Because molar mass is expressed in grams per mole, the first conversion is always to grams. For example, if a solution contains 1,567 mg of NaCl in 1 L, multiply by the factor 1 g / 1,000 mg:
1,567 mg × (1 g / 1,000 mg) = 1.567 g
This simple unit‑cancellation confirms the correctness of the conversion.

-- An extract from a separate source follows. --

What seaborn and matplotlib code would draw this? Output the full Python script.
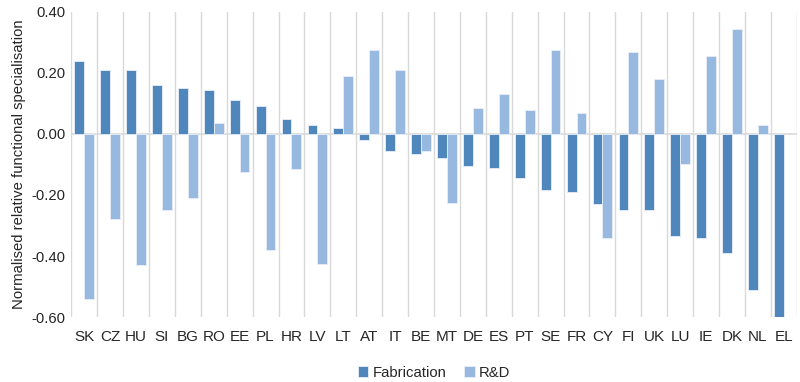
import pandas as pd
import numpy as np
import matplotlib
matplotlib.use("Agg")
import matplotlib.pyplot as plt
import seaborn as sns

countries = ["SK", "CZ", "HU", "SI", "BG", "RO", "EE", "PL", "HR", "LV", "LT", "AT", "IT", "BE",
             "MT", "DE", "ES", "PT", "SE", "FR", "CY", "FI", "UK", "LU", "IE", "DK", "NL", "EL"]
fabrication = [0.24, 0.21, 0.21, 0.16, 0.15, 0.145, 0.11, 0.09, 0.05, 0.03, 0.02, -0.02, -0.055, -0.065,
               -0.08, -0.105, -0.11, -0.145, -0.185, -0.19, -0.23, -0.25, -0.25, -0.335, -0.34, -0.39, -0.51, -0.62]
rnd = [-0.54, -0.28, -0.43, -0.25, -0.21, 0.035, -0.125, -0.38, -0.115, -0.425, 0.19, 0.275, 0.21, -0.055,
       -0.225, 0.085, 0.13, 0.08, 0.275, 0.07, -0.34, 0.27, 0.18, -0.10, 0.255, 0.345, 0.03, np.nan]

df = pd.DataFrame({"Country": countries * 2,
                   "Value": fabrication + rnd,
                   "Function": ["Fabrication"] * len(countries) + ["R&D"] * len(countries)})

sns.set_style("white")
plt.rcParams["font.family"] = ["Liberation Sans", "DejaVu Sans"]

fig, ax = plt.subplots(figsize=(8, 3.82), dpi=100)
fig.subplots_adjust(left=0.089, right=0.996, top=0.969, bottom=0.17)

sns.barplot(data=df, x="Country", y="Value", hue="Function", ax=ax,
            palette={"Fabrication": "#4F87BD", "R&D": "#97B9E0"}, saturation=1,
            width=0.76, edgecolor="#E8EEF7", linewidth=0.6, zorder=3)

ax.set_ylim(-0.6, 0.4)
ax.set_xlim(-0.5, len(countries) - 0.5)
ax.set_yticks(np.arange(-0.6, 0.41, 0.2))
ax.set_yticklabels([f"{v:.2f}" for v in np.arange(-0.6, 0.41, 0.2)], fontsize=10.7)
ax.tick_params(axis="x", labelsize=11, length=0, pad=9)
ax.tick_params(axis="y", length=0, pad=4)
for b in np.arange(-0.5, len(countries), 1):
    ax.axvline(b, color="#D9D9D9", lw=1, zorder=1)
ax.axhline(0, color="#D9D9D9", lw=1.2, zorder=2)
for s in ax.spines.values():
    s.set_visible(False)

ax.set_xlabel("")
ax.set_ylabel("Normalised relative functional specialisation", fontsize=10.7)

ax.legend(loc="upper center", bbox_to_anchor=(0.5, -0.115), ncol=2, frameon=False,
          fontsize=10.7, handlelength=0.7, handleheight=0.7, handletextpad=0.3, columnspacing=1.2)

plt.savefig("out.png", dpi=100)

The molar mass of a compound is the sum of the atomic weights of its constituent atoms. Sodium chloride, for instance, has a molar mass of 22.99 g/mol (Na) + 35.45 g/mol (Cl) = 58.44 g/mol. Using this value, convert the grams of NaCl to moles:
1.567 g NaCl × (1 mol NaCl / 58.44 g NaCl) = 0.027 mol NaCl
Finally, divide by the solution volume (1 L) to obtain the molarity:
0.027 mol / 1 L = 0.027 M NaCl
Because 1 mg/mL equals 1 g/L, you can skip the milligram‑to‑gram step when working with mg/mL. For example, a 15 mg/mL solution of magnesium chloride (MgCl₂) has a concentration of 15 g/L. Using the molar mass of MgCl₂ (95.21 g/mol), the molarity is:
15 g / 1 L × (1 mol / 95.21 g) = 0.16 M MgCl₂
For macromolecules such as proteins, the same approach applies. Proteinase K has a molecular weight of approximately 29,800 g/mol. A 25 mg/mL (25 g/L) solution yields:
25 g / 1 L × (1 mol / 29,800 g) = 8.4 × 10⁻⁴ M Proteinase K
These examples illustrate how mg/mL values translate to molarity, providing a useful reference for both small molecules and proteins.